Today’s market action in the Middle East can best be reflected by the perceived panic being reflected in the Egyptian stock market and why this might not just be a follow through from Wall Street’s nightmare this past Friday:
If any nation can not afford an expansive conflict between the Arabs, Persians, and Israel with a dash of the US involved, it is definitely Egypt. The economy is in tatters, the revenues from the Suez Canal transits are collapsing thanks to the Houthi selective blockade, and there is still underlying concerns about the Muslim Brotherhood making one more attempt to usurp the current system in Cairo.
Meanwhile in Tel Aviv, the concerns that Intel might shut down or greatly reduce the staff of its plant in Israel along with the constant state of war is starting to wear down investors.
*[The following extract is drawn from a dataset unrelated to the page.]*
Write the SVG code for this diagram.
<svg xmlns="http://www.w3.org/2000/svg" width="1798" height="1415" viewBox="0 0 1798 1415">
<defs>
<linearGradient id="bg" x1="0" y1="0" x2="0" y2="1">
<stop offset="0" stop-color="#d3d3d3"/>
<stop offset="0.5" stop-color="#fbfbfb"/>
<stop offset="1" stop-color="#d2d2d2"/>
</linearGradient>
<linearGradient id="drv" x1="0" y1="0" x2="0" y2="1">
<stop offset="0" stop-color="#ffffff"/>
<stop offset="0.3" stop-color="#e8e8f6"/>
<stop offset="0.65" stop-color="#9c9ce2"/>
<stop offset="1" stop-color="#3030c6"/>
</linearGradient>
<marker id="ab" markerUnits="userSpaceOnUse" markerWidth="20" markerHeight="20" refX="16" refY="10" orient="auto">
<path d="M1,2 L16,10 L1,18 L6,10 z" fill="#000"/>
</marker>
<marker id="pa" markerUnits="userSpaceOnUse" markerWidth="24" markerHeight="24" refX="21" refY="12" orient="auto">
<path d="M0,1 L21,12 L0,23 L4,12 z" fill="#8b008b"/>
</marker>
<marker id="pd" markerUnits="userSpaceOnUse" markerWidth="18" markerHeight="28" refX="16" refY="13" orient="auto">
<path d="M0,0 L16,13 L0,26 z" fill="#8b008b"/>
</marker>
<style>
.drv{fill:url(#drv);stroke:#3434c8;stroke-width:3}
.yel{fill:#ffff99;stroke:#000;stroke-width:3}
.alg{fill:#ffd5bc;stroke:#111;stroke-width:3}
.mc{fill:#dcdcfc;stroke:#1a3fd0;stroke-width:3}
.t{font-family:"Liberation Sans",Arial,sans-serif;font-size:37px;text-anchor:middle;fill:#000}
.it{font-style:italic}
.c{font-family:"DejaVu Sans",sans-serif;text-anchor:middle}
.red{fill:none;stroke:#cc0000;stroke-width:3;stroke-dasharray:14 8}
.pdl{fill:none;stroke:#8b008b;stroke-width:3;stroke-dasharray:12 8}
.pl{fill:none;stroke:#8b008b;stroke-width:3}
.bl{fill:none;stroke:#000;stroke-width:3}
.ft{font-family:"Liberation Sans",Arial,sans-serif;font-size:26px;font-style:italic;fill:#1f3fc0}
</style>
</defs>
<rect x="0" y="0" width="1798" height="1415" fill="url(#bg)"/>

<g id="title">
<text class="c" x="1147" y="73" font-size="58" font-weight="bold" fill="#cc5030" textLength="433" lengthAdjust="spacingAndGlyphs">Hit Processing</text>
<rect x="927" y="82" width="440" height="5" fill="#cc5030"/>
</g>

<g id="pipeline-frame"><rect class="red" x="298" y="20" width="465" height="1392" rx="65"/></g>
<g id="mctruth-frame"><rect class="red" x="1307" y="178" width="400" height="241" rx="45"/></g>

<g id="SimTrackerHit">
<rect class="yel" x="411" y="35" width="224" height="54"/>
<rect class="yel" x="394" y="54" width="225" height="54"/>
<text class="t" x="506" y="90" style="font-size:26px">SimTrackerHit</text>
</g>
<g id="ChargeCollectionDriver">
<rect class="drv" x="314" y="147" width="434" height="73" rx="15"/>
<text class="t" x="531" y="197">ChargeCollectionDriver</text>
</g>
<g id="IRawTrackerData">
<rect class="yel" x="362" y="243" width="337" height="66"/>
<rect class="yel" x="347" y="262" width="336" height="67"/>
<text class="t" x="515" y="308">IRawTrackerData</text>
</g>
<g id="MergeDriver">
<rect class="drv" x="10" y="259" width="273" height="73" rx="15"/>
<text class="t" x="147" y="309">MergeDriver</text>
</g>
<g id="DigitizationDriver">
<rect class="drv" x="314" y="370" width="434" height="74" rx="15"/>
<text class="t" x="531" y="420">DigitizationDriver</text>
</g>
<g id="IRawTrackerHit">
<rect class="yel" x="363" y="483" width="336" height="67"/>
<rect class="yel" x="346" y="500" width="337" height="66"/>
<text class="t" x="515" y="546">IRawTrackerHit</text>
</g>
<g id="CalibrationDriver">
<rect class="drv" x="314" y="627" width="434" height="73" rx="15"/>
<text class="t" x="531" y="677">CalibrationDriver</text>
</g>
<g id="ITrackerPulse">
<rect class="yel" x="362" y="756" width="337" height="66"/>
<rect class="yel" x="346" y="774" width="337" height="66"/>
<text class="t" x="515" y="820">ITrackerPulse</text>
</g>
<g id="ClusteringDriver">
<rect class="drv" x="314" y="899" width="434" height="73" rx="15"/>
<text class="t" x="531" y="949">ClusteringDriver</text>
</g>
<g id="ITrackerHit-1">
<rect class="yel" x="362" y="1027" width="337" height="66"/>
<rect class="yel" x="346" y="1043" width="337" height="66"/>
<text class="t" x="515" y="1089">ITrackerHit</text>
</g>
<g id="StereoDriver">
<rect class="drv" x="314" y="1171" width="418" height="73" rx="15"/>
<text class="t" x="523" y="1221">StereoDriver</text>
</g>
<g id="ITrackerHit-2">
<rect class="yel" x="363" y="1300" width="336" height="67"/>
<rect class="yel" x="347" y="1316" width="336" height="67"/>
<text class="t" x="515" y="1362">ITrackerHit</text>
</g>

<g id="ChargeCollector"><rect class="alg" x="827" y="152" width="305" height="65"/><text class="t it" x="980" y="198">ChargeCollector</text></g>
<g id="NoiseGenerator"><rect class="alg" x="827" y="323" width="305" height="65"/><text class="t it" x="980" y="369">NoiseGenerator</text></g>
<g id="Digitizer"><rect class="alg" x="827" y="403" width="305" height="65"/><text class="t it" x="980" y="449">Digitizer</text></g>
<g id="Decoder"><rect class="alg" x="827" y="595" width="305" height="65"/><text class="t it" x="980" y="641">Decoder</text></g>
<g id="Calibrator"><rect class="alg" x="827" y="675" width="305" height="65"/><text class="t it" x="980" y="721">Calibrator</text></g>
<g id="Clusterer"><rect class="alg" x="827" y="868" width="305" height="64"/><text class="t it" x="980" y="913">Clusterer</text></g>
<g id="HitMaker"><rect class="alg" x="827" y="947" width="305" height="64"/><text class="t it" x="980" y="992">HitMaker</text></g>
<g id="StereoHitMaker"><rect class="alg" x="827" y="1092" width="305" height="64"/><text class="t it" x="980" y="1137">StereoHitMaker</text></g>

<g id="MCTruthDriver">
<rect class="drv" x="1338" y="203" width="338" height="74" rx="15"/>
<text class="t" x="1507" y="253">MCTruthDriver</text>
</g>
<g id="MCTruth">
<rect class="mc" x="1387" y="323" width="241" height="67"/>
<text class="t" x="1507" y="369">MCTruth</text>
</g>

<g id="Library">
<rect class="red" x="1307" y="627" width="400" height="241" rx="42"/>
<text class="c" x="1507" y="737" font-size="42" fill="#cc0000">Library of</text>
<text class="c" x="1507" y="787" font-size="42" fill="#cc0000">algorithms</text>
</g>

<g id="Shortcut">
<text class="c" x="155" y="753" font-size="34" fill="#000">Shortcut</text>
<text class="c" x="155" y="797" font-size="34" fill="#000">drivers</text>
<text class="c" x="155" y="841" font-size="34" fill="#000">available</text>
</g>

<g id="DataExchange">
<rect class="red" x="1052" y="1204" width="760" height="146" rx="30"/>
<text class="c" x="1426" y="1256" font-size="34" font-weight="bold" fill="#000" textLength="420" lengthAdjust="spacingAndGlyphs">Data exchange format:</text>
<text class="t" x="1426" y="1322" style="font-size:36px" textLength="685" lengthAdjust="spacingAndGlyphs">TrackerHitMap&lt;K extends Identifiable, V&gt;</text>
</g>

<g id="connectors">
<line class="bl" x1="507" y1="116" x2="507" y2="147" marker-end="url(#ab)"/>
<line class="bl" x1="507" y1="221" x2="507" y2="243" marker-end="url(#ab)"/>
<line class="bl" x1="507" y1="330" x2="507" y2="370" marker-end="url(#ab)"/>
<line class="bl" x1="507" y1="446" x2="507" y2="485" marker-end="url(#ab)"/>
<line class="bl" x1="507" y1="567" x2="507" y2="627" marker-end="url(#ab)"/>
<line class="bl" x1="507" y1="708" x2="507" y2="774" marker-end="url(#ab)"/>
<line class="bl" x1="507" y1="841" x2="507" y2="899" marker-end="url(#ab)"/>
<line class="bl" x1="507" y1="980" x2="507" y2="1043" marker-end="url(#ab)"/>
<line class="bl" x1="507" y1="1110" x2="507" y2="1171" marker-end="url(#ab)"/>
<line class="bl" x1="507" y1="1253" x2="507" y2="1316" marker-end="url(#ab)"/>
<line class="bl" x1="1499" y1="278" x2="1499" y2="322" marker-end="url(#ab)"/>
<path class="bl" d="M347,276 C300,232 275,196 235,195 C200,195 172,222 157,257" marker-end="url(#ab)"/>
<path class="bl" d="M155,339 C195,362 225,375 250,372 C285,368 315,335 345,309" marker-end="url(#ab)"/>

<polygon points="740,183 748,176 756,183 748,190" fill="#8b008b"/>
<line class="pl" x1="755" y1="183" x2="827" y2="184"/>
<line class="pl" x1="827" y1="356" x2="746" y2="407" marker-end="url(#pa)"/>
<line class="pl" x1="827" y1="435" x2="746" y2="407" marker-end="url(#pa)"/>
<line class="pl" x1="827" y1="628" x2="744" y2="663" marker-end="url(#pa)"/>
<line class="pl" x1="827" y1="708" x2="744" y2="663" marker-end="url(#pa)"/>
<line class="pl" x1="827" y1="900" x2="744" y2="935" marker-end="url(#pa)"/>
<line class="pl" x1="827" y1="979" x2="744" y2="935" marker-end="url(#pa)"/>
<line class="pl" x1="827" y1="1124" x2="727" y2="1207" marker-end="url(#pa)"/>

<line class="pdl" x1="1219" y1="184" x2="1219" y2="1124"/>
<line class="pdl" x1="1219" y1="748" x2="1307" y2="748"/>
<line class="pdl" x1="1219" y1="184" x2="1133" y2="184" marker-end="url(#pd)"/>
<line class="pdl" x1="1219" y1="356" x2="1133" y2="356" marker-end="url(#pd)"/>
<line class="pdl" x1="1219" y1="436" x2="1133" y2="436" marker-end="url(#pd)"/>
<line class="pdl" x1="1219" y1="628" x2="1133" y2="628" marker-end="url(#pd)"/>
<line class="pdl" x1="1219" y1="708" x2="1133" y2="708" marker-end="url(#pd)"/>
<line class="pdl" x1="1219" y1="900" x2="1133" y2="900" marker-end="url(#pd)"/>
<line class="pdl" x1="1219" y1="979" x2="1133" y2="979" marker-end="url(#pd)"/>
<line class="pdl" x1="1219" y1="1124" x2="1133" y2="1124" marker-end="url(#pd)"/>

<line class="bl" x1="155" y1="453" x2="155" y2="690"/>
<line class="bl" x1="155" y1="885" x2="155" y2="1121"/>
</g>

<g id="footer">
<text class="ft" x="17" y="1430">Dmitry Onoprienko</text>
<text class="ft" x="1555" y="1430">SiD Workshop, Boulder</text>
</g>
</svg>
In Saudi Arabia the concerns are of a direct confrontation between the US and Israel with Iran and the Saudis trapped in the middle. Despite US reinforcements being flown into Kuwait and an additional F-22 squadron being moved into the region, the devastation a regional conflict would cause is a major concern to Saudi investors.
The one nation that is trying to play both sides, including hosting terrorist organizations like Hamas, also is feeling a chill from the winds of a possible war.
If a conflict does erupt with the US military involved, the large military base outside of Doha would become a primary target. Qatar only wishes for return to the status quo, however it would appear the actions by Hamas, Hezbollah, and Israel have pushed the region to the brink.